▶ _SOURCE DATA_
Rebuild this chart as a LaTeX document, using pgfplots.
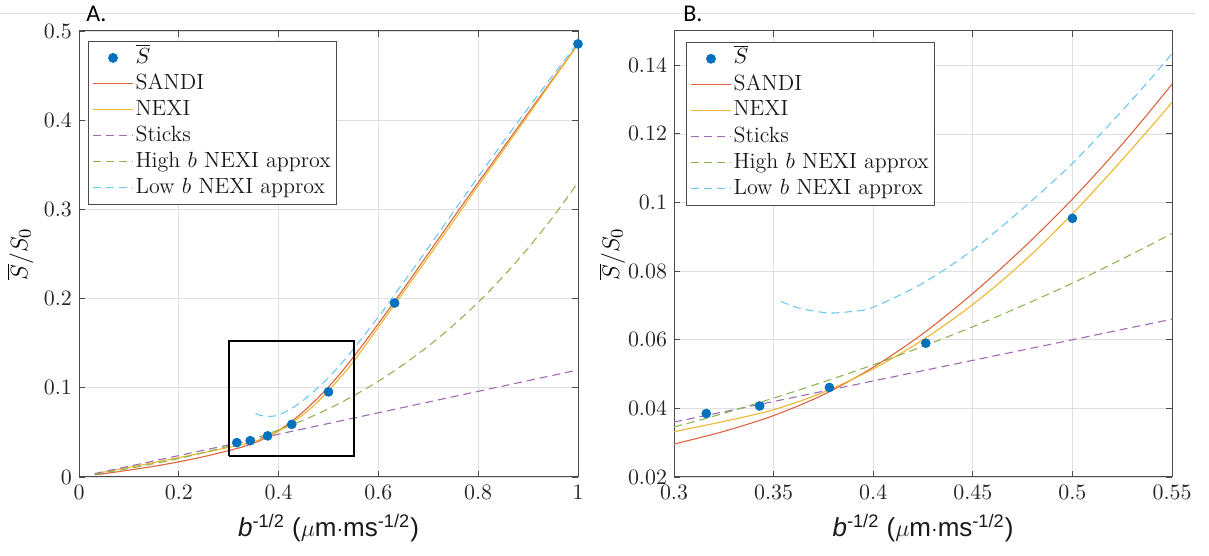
\documentclass[border=0pt]{standalone}
\usepackage{fontspec}
\usepackage{pgfplots}
\usepackage{pgfplotstable}
\pgfplotsset{compat=1.18}
\newfontfamily\arialfont{Liberation Sans}
\newfontfamily\calfont{Carlito}

\definecolor{blueM}{HTML}{0072BD}
\definecolor{redM}{HTML}{DC6540}
\definecolor{yelM}{HTML}{EDB72E}
\definecolor{purM}{HTML}{A06AB0}
\definecolor{grnM}{HTML}{8DB552}
\definecolor{cyaM}{HTML}{6CC8F0}

\pgfplotstableread{
x y
0.3162 0.0385
0.3430 0.0407
0.3780 0.0461
0.4264 0.0590
0.5000 0.0954
0.6325 0.1950
1.0000 0.4855
}\sbar

\pgfplotstableread{
x y
0.0316 0.0024
0.05 0.0037
0.1 0.0077
0.15 0.0120
0.2 0.0170
0.25 0.0228
0.275 0.0261
0.3 0.0296
0.325 0.0333
0.35 0.0379
0.375 0.0440
0.4 0.0520
0.425 0.0618
0.45 0.0735
0.475 0.0866
0.5 0.1010
0.525 0.1170
0.55 0.1345
0.575 0.1530
0.6 0.1720
0.632 0.1965
0.65 0.2105
0.7 0.2505
0.75 0.2905
0.8 0.3300
0.85 0.3690
0.9 0.4080
0.95 0.4465
1.0 0.4850
}\sandi

\pgfplotstableread{
x y
0.0316 0.0036
0.1 0.0108
0.15 0.0162
0.2 0.0217
0.25 0.0273
0.275 0.0302
0.3 0.0332
0.325 0.0362
0.35 0.0396
0.375 0.0447
0.4 0.0515
0.425 0.0600
0.45 0.0703
0.475 0.0825
0.5 0.0967
0.525 0.1125
0.55 0.1293
0.575 0.1485
0.6 0.1680
0.632 0.1930
0.65 0.2070
0.7 0.2465
0.75 0.2865
0.8 0.3265
0.85 0.3660
0.9 0.4055
0.95 0.4453
1.0 0.4850
}\nexi

\pgfplotstableread{
x y
0.0316 0.0038
0.3 0.0360
0.55 0.0660
1.0 0.1200
}\sticks

\pgfplotstableread{
x y
0.0316 0.0030
0.1 0.0096
0.2 0.0207
0.3 0.0346
0.35 0.0430
0.4 0.0527
0.45 0.0638
0.5 0.0765
0.55 0.0910
0.6 0.1074
0.65 0.1260
0.7 0.1467
0.75 0.1700
0.8 0.1960
0.85 0.2248
0.9 0.2566
0.95 0.2916
1.0 0.3300
}\highb

\pgfplotstableread{
x y
0.3537 0.0712
0.36 0.0697
0.367 0.0687
0.378 0.0678
0.39 0.0683
0.4 0.0695
0.425 0.0765
0.45 0.0862
0.475 0.0982
0.5 0.1114
0.525 0.1268
0.55 0.1434
0.6 0.1795
0.632 0.2040
0.7 0.2570
0.75 0.2970
0.8 0.3365
0.85 0.3755
0.9 0.4135
0.95 0.4505
1.0 0.4870
}\lowb

\pgfplotsset{
  panel/.style={
    scale only axis,
    anchor=south west,
    axis line style={black!70, line width=0.5pt},
    tick style={black!70, line width=0.45pt},
    major tick length=3pt,
    tick align=inside,
    xtick pos=both, ytick pos=both,
    grid=major,
    major grid style={black!12, line width=0.4pt},
    ticklabel style={font=\fontsize{11}{13}\selectfont, text=black!85},
    xticklabel style={yshift=-0.5pt},
    /pgf/number format/fixed,
    /pgf/number format/precision=2,
    legend cell align={left},
    legend style={draw=black!70, line width=0.5pt, fill=white,
      font=\fontsize{11}{13}\selectfont, text=black!90,
      inner xsep=2pt, inner ysep=1.8pt, row sep=0pt,
      nodes={inner sep=1pt, text height=8.1pt, text depth=2.9pt}},
    xlabel={{\arialfont\fontsize{13}{15}\selectfont\textit{b}\textsuperscript{-1/2} ($\mu$m$\cdot$ms\textsuperscript{-1/2})}},
    ylabel={\fontsize{13}{15}\selectfont$\overline{S}/S_0$},
    xlabel style={at={(axis description cs:0.5,-0.114)}, anchor=center, text=black!90},
  },
  lineimg/.style={legend image code/.code={\draw[##1] (0pt,0pt) -- (20pt,0pt);}},
  dotimg/.style={legend image code/.code={\draw[mark repeat=2,mark phase=2,##1] plot coordinates {(0pt,0pt) (10pt,0pt) (20pt,0pt)};}},
  dots/.style={only marks, mark=*, mark size=2.2pt, color=blueM, mark options={fill=blueM, draw=blueM}, dotimg},
  sandiS/.style={redM, line width=0.55pt, smooth, lineimg},
  nexiS/.style={yelM, line width=0.55pt, smooth, lineimg},
  sticksS/.style={purM, line width=0.55pt, dash pattern=on 4pt off 2.5pt, lineimg},
  highS/.style={grnM, line width=0.55pt, smooth, dash pattern=on 4pt off 2.5pt, lineimg},
  lowS/.style={cyaM, line width=0.55pt, smooth, dash pattern=on 4pt off 2.5pt, lineimg},
}

\begin{document}
\begin{tikzpicture}
\useasboundingbox (0,0) rectangle (604.5pt,278pt);
\draw[black!12, line width=0.5pt] (0pt,271pt) -- (597.5pt,271pt);
\node[anchor=base west, font=\calfont\fontsize{12}{14}\selectfont, inner sep=0pt] at (43pt,267pt) {A.};
\node[anchor=base west, font=\calfont\fontsize{12}{14}\selectfont, inner sep=0pt] at (341.5pt,267pt) {B.};

\begin{axis}[panel,
  at={(39.5pt,39.5pt)}, width=249.5pt, height=223pt,
  xmin=0, xmax=1, ymin=0, ymax=0.5,
  xtick={0,0.2,0.4,0.6,0.8,1},
  ytick={0,0.1,0.2,0.3,0.4,0.5},
  ylabel style={at={(axis description cs:-0.118,0.5)}, anchor=center},
  legend style={at={(0.018,0.978)}, anchor=north west},
]
\addplot[dots] table {\sbar};
\addlegendentry{$\overline{S}$}
\addplot[sandiS] table {\sandi};
\addlegendentry{SANDI}
\addplot[nexiS] table {\nexi};
\addlegendentry{NEXI}
\addplot[sticksS] table {\sticks};
\addlegendentry{Sticks}
\addplot[highS] table {\highb};
\addlegendentry{High $b$ NEXI approx}
\addplot[lowS] table {\lowb};
\addlegendentry{Low $b$ NEXI approx}
\addplot[black, line width=1pt, forget plot] coordinates {(0.301,0.023) (0.552,0.023) (0.552,0.153) (0.301,0.153) (0.301,0.023)};
\end{axis}

\begin{axis}[panel,
  at={(337pt,39.5pt)}, width=249pt, height=223pt,
  xmin=0.3, xmax=0.55, ymin=0.02, ymax=0.15,
  xtick={0.3,0.35,0.4,0.45,0.5,0.55},
  ytick={0.02,0.04,0.06,0.08,0.1,0.12,0.14},
  ylabel style={at={(axis description cs:-0.1245,0.5)}, anchor=center},
  legend style={at={(0.024,0.976)}, anchor=north west},
]
\addplot[dots] table {\sbar};
\addlegendentry{$\overline{S}$}
\addplot[sandiS] table {\sandi};
\addlegendentry{SANDI}
\addplot[nexiS] table {\nexi};
\addlegendentry{NEXI}
\addplot[sticksS] table {\sticks};
\addlegendentry{Sticks}
\addplot[highS] table {\highb};
\addlegendentry{High $b$ NEXI approx}
\addplot[lowS] table {\lowb};
\addlegendentry{Low $b$ NEXI approx}
\end{axis}
\end{tikzpicture}
\end{document}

▶ _SET PROBLEM_
Exactly as written, return every line of the listing, but not the pictures.

▶ _RESULT OF THIS EXERCISE_
Rebuild this chart as a LaTeX document, using pgfplots.
\documentclass[border=0pt]{standalone}
\usepackage{fontspec}
\usepackage{pgfplots}
\usepackage{pgfplotstable}
\pgfplotsset{compat=1.18}
\newfontfamily\arialfont{Liberation Sans}
\newfontfamily\calfont{Carlito}

\definecolor{blueM}{HTML}{0072BD}
\definecolor{redM}{HTML}{DC6540}
\definecolor{yelM}{HTML}{EDB72E}
\definecolor{purM}{HTML}{A06AB0}
\definecolor{grnM}{HTML}{8DB552}
\definecolor{cyaM}{HTML}{6CC8F0}

\pgfplotstableread{
x y
0.3162 0.0385
0.3430 0.0407
0.3780 0.0461
0.4264 0.0590
0.5000 0.0954
0.6325 0.1950
1.0000 0.4855
}\sbar

\pgfplotstableread{
x y
0.0316 0.0024
0.05 0.0037
0.1 0.0077
0.15 0.0120
0.2 0.0170
0.25 0.0228
0.275 0.0261
0.3 0.0296
0.325 0.0333
0.35 0.0379
0.375 0.0440
0.4 0.0520
0.425 0.0618
0.45 0.0735
0.475 0.0866
0.5 0.1010
0.525 0.1170
0.55 0.1345
0.575 0.1530
0.6 0.1720
0.632 0.1965
0.65 0.2105
0.7 0.2505
0.75 0.2905
0.8 0.3300
0.85 0.3690
0.9 0.4080
0.95 0.4465
1.0 0.4850
}\sandi

\pgfplotstableread{
x y
0.0316 0.0036
0.1 0.0108
0.15 0.0162
0.2 0.0217
0.25 0.0273
0.275 0.0302
0.3 0.0332
0.325 0.0362
0.35 0.0396
0.375 0.0447
0.4 0.0515
0.425 0.0600
0.45 0.0703
0.475 0.0825
0.5 0.0967
0.525 0.1125
0.55 0.1293
0.575 0.1485
0.6 0.1680
0.632 0.1930
0.65 0.2070
0.7 0.2465
0.75 0.2865
0.8 0.3265
0.85 0.3660
0.9 0.4055
0.95 0.4453
1.0 0.4850
}\nexi

\pgfplotstableread{
x y
0.0316 0.0038
0.3 0.0360
0.55 0.0660
1.0 0.1200
}\sticks

\pgfplotstableread{
x y
0.0316 0.0030
0.1 0.0096
0.2 0.0207
0.3 0.0346
0.35 0.0430
0.4 0.0527
0.45 0.0638
0.5 0.0765
0.55 0.0910
0.6 0.1074
0.65 0.1260
0.7 0.1467
0.75 0.1700
0.8 0.1960
0.85 0.2248
0.9 0.2566
0.95 0.2916
1.0 0.3300
}\highb

\pgfplotstableread{
x y
0.3537 0.0712
0.36 0.0697
0.367 0.0687
0.378 0.0678
0.39 0.0683
0.4 0.0695
0.425 0.0765
0.45 0.0862
0.475 0.0982
0.5 0.1114
0.525 0.1268
0.55 0.1434
0.6 0.1795
0.632 0.2040
0.7 0.2570
0.75 0.2970
0.8 0.3365
0.85 0.3755
0.9 0.4135
0.95 0.4505
1.0 0.4870
}\lowb

\pgfplotsset{
  panel/.style={
    scale only axis,
    anchor=south west,
    axis line style={black!70, line width=0.5pt},
    tick style={black!70, line width=0.45pt},
    major tick length=3pt,
    tick align=inside,
    xtick pos=both, ytick pos=both,
    grid=major,
    major grid style={black!12, line width=0.4pt},
    ticklabel style={font=\fontsize{11}{13}\selectfont, text=black!85},
    xticklabel style={yshift=-0.5pt},
    /pgf/number format/fixed,
    /pgf/number format/precision=2,
    legend cell align={left},
    legend style={draw=black!70, line width=0.5pt, fill=white,
      font=\fontsize{11}{13}\selectfont, text=black!90,
      inner xsep=2pt, inner ysep=1.8pt, row sep=0pt,
      nodes={inner sep=1pt, text height=8.1pt, text depth=2.9pt}},
    xlabel={{\arialfont\fontsize{13}{15}\selectfont\textit{b}\textsuperscript{-1/2} ($\mu$m$\cdot$ms\textsuperscript{-1/2})}},
    ylabel={\fontsize{13}{15}\selectfont$\overline{S}/S_0$},
    xlabel style={at={(axis description cs:0.5,-0.114)}, anchor=center, text=black!90},
  },
  lineimg/.style={legend image code/.code={\draw[##1] (0pt,0pt) -- (20pt,0pt);}},
  dotimg/.style={legend image code/.code={\draw[mark repeat=2,mark phase=2,##1] plot coordinates {(0pt,0pt) (10pt,0pt) (20pt,0pt)};}},
  dots/.style={only marks, mark=*, mark size=2.2pt, color=blueM, mark options={fill=blueM, draw=blueM}, dotimg},
  sandiS/.style={redM, line width=0.55pt, smooth, lineimg},
  nexiS/.style={yelM, line width=0.55pt, smooth, lineimg},
  sticksS/.style={purM, line width=0.55pt, dash pattern=on 4pt off 2.5pt, lineimg},
  highS/.style={grnM, line width=0.55pt, smooth, dash pattern=on 4pt off 2.5pt, lineimg},
  lowS/.style={cyaM, line width=0.55pt, smooth, dash pattern=on 4pt off 2.5pt, lineimg},
}

\begin{document}
\begin{tikzpicture}
\useasboundingbox (0,0) rectangle (604.5pt,278pt);
\draw[black!12, line width=0.5pt] (0pt,271pt) -- (597.5pt,271pt);
\node[anchor=base west, font=\calfont\fontsize{12}{14}\selectfont, inner sep=0pt] at (43pt,267pt) {A.};
\node[anchor=base west, font=\calfont\fontsize{12}{14}\selectfont, inner sep=0pt] at (341.5pt,267pt) {B.};

\begin{axis}[panel,
  at={(39.5pt,39.5pt)}, width=249.5pt, height=223pt,
  xmin=0, xmax=1, ymin=0, ymax=0.5,
  xtick={0,0.2,0.4,0.6,0.8,1},
  ytick={0,0.1,0.2,0.3,0.4,0.5},
  ylabel style={at={(axis description cs:-0.118,0.5)}, anchor=center},
  legend style={at={(0.018,0.978)}, anchor=north west},
]
\addplot[dots] table {\sbar};
\addlegendentry{$\overline{S}$}
\addplot[sandiS] table {\sandi};
\addlegendentry{SANDI}
\addplot[nexiS] table {\nexi};
\addlegendentry{NEXI}
\addplot[sticksS] table {\sticks};
\addlegendentry{Sticks}
\addplot[highS] table {\highb};
\addlegendentry{High $b$ NEXI approx}
\addplot[lowS] table {\lowb};
\addlegendentry{Low $b$ NEXI approx}
\addplot[black, line width=1pt, forget plot] coordinates {(0.301,0.023) (0.552,0.023) (0.552,0.153) (0.301,0.153) (0.301,0.023)};
\end{axis}

\begin{axis}[panel,
  at={(337pt,39.5pt)}, width=249pt, height=223pt,
  xmin=0.3, xmax=0.55, ymin=0.02, ymax=0.15,
  xtick={0.3,0.35,0.4,0.45,0.5,0.55},
  ytick={0.02,0.04,0.06,0.08,0.1,0.12,0.14},
  ylabel style={at={(axis description cs:-0.1245,0.5)}, anchor=center},
  legend style={at={(0.024,0.976)}, anchor=north west},
]
\addplot[dots] table {\sbar};
\addlegendentry{$\overline{S}$}
\addplot[sandiS] table {\sandi};
\addlegendentry{SANDI}
\addplot[nexiS] table {\nexi};
\addlegendentry{NEXI}
\addplot[sticksS] table {\sticks};
\addlegendentry{Sticks}
\addplot[highS] table {\highb};
\addlegendentry{High $b$ NEXI approx}
\addplot[lowS] table {\lowb};
\addlegendentry{Low $b$ NEXI approx}
\end{axis}
\end{tikzpicture}
\end{document}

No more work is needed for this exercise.